Maurice Chevalier. Born on September 12, 1888 in Paris, Chevalier and his older brother started as circus acrobats. At age eleven, he landed his first singing job at 12 francs a week. It was in his teens that he picked up his trademark straw hat.
At the age of 17, he was “discovered” by night club singer Mistinguett and they became a popular act at the Folies-Bergere.

In 1914, He joined the French Army, was wounded and captured. During his two years in a German prisoner of war camp, he learned English from an English prisoner.
Following the war, Maurice Chevalier began appearing in French musical films in addition to his work on the stage.

Coming to America, he became recognized as, in the words of film critic Leonard Maltin, “the epitome of French charm and sophistication.” In 1929 he starred in his first Hollywood musical “Innocents of Paris.” This was just two years after Al Jolson made history with the first all-talking motion picture. He was nominated for Academy Awards for The Love Parade (1929/1930) and The Big Pond (1929/1930). Making a dozen movies over the next seven years, Chevalier and his songs, such as “Mimi”, “Louise”, and “Valentine”, became internationally popular. He returned to Paris in 1935.

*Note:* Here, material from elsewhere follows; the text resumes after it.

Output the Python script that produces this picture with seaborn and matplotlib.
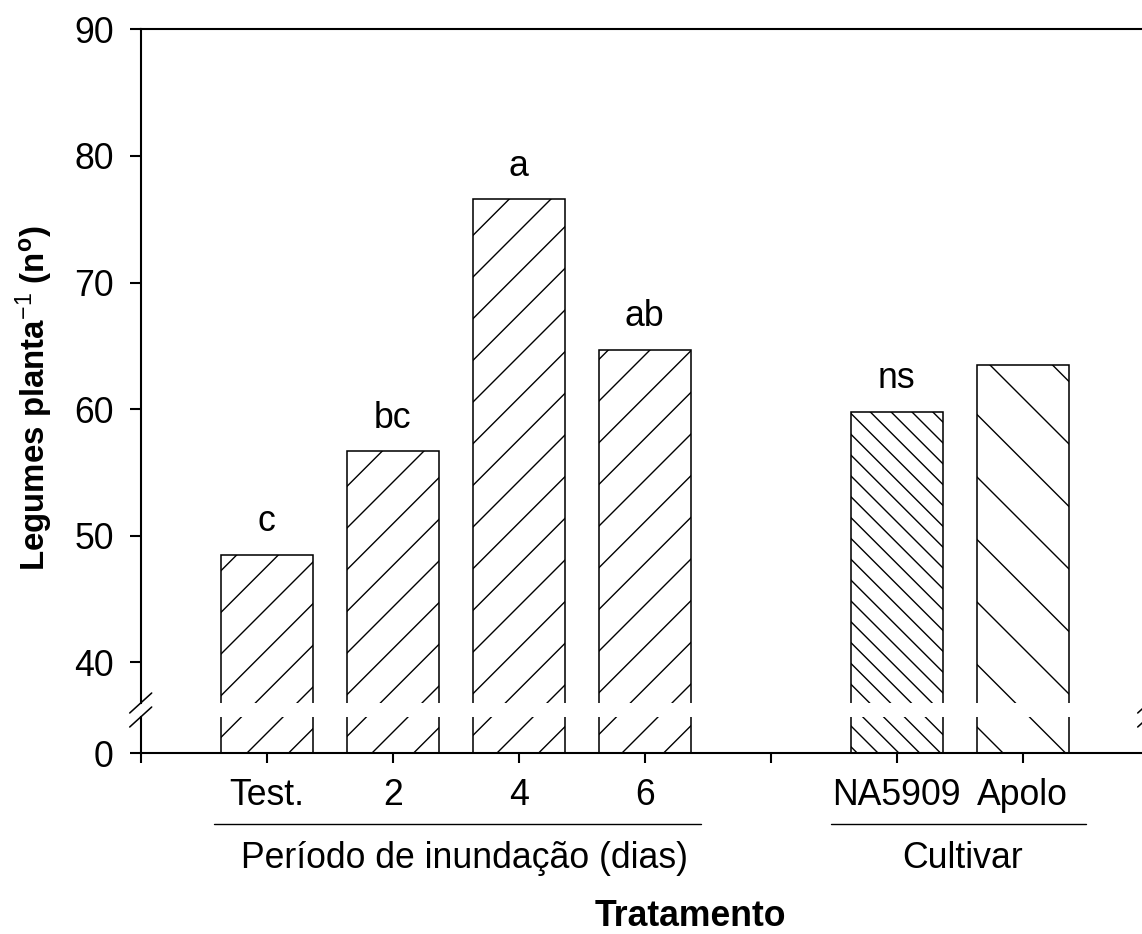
import numpy as np
import pandas as pd
import matplotlib
matplotlib.use("Agg")
import matplotlib.pyplot as plt
import matplotlib.backend_bases as mbb
import matplotlib.transforms as mtransforms
import seaborn as sns

# ---------------- data ----------------
categories = ["Test.", "2", "4", "6", "NA5909", "Apolo"]
values = [48.5, 56.7, 76.6, 64.7, 59.8, 63.5]
letters = ["c", "bc", "a", "ab", "ns", ""]
order = ["Test.", "2", "4", "6", " ", "NA5909", "Apolo"]
xtick_labels = ["", "Test.", "2", "4", "6", "", "NA5909", "Apolo"]
yticks_top = [40, 50, 60, 70, 80, 90]
yticks_bottom = [0]
group_labels = ["Período de inundação (dias)", "Cultivar"]
group_centers = [1.57, 5.52]
group_spans = [(-0.42, 3.45), (4.48, 6.5)]
hatches = {"Test.": "///", "2": "///", "4": "///", "6": "///",
           "NA5909": "\\" * 6, "Apolo": "\\" * 2}

# hatch density: fewer lines per pattern character
_orig_ghp = mbb.GraphicsContextBase.get_hatch_path
def _ghp(self, density=2.0):
    return _orig_ghp(self, density)
mbb.GraphicsContextBase.get_hatch_path = _ghp

sns.set_style("ticks")
plt.rcParams["font.family"] = ["Liberation Sans", "DejaVu Sans"]
plt.rcParams["mathtext.fontset"] = "custom"
plt.rcParams["mathtext.rm"] = "Liberation Sans"
plt.rcParams["mathtext.bf"] = "Liberation Sans:bold"
plt.rcParams["mathtext.it"] = "Liberation Sans:italic"
plt.rcParams["hatch.linewidth"] = 0.8
plt.rcParams["hatch.color"] = "black"
plt.rcParams["text.color"] = "black"
plt.rcParams["axes.labelcolor"] = "black"
plt.rcParams["xtick.color"] = "black"
plt.rcParams["ytick.color"] = "black"

DPI = 125
W, H = 1142, 934
fig = plt.figure(figsize=(W / DPI, H / DPI), dpi=DPI)


def px_rect(x0, y0, x1, y1):
    return [x0 / W, 1 - y1 / H, (x1 - x0) / W, (y1 - y0) / H]


ax_top = fig.add_axes(px_rect(140.7, 29.3, 1148.7, 703))
ax_bot = fig.add_axes(px_rect(140.7, 717, 1148.7, 753.3))

df = pd.DataFrame({"Tratamento": categories, "Legumes": values})
FS = 20.5
for ax in (ax_top, ax_bot):
    sns.barplot(data=df, x="Tratamento", y="Legumes", order=order,
                color="white", edgecolor="black", linewidth=0.9, width=0.73,
                errorbar=None, saturation=1, ax=ax)
    for p in ax.patches:
        idx = int(round(p.get_x() + p.get_width() / 2))
        p.set_hatch(hatches.get(order[idx], ""))
        p.set_facecolor("white")
        p.set_edgecolor("black")
    ax.set_xlim(-1, 7)
    ax.set_xlabel("")
    ax.set_ylabel("")
    for s in ax.spines.values():
        s.set_linewidth(1.2)
        s.set_color("black")
    ax.spines["right"].set_visible(False)
    ax.tick_params(axis="y", length=6.5, width=1.2, pad=9, labelsize=FS, colors="black")
    ax.tick_params(axis="x", length=5.5, width=1.2, pad=9, labelsize=FS, colors="black")

ax_top.set_ylim(36.8, 90)
ax_top.set_yticks(yticks_top)
ax_top.spines["bottom"].set_visible(False)
ax_top.tick_params(axis="x", bottom=False, labelbottom=False)

ax_bot.set_ylim(0, 2.84)
ax_bot.set_yticks(yticks_bottom)
ax_bot.spines["top"].set_visible(False)
ax_bot.set_xticks(range(-1, 7))
ax_bot.set_xticklabels(xtick_labels)

# significance letters
for cat, val, let in zip(categories, values, letters):
    if let:
        ax_top.annotate(let, xy=(order.index(cat), val), xytext=(0, 13.5),
                        textcoords="offset points", ha="center", va="baseline",
                        fontsize=FS)

# axis break marks
dx_px, dy_px = 11, 10
for ax, yy, hpx in ((ax_top, 0, 703 - 29.3), (ax_bot, 1, 753.3 - 717)):
    for xx in (0, 1):
        ax.plot([xx - dx_px / 1008, xx + dx_px / 1008],
                [yy - dy_px / hpx, yy + dy_px / hpx],
                color="black", lw=0.9, clip_on=False, transform=ax.transAxes)

# group underlines and labels
blend = mtransforms.blended_transform_factory(ax_bot.transData, fig.transFigure)
for (x0, x1), xc, lab in zip(group_spans, group_centers, group_labels):
    ax_bot.plot([x0, x1], [1 - 824 / H, 1 - 824 / H], color="black", lw=0.8,
                clip_on=False, transform=blend)
    ax_bot.text(xc, 1 - 858 / H, lab, ha="center", va="center", fontsize=FS,
                transform=blend)

fig.text(690 / W, 8 / H, "Tratamento", ha="center", va="baseline",
         fontsize=FS, fontweight="bold")
fig.text(34 / W, 1 - 398 / H,
         r"Legumes planta$^{-1}$ (n$^{\mathbf{o}}$)", rotation=90,
         ha="center", va="center", fontsize=19, fontweight="bold")

fig.savefig("out.png", dpi=DPI)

After World War Two, he toured the world with his one-man show. In the late 1950’s his appearance in the movie “Love in the Afternoon” started his second film career. This was followed by such films as “Can-Can”, “Pepe”, “Count Your Blessings”, “A Breath of Scandal”, “Jessica”, “A New Kind of Love”, “In Search of the Castaways”, “Fanny”, and, most importantly, “Gigi”. In 1959 he received a special Academy Award for his contributions to the world of entertainment. In the 1950’s and 1960’s, he made a number of memorable appearances on television in such programs as The Lucy-Desi Comedy Hour and The Jack Benny Program.
While honored throughout the world as a great international entertainer, he was especially popular with American and French-speaking peoples, becoming an unofficial ambassador of goodwill in the relations between France and the United States.

Throughout his seventies, he continued his popular one-man show around the world. He retired from the stage in 1968, a show business legend. His last work was the title song in the Disney movie, The Aristocats in 1970.
Maurice Chevalier died on New Year’s Day 1972.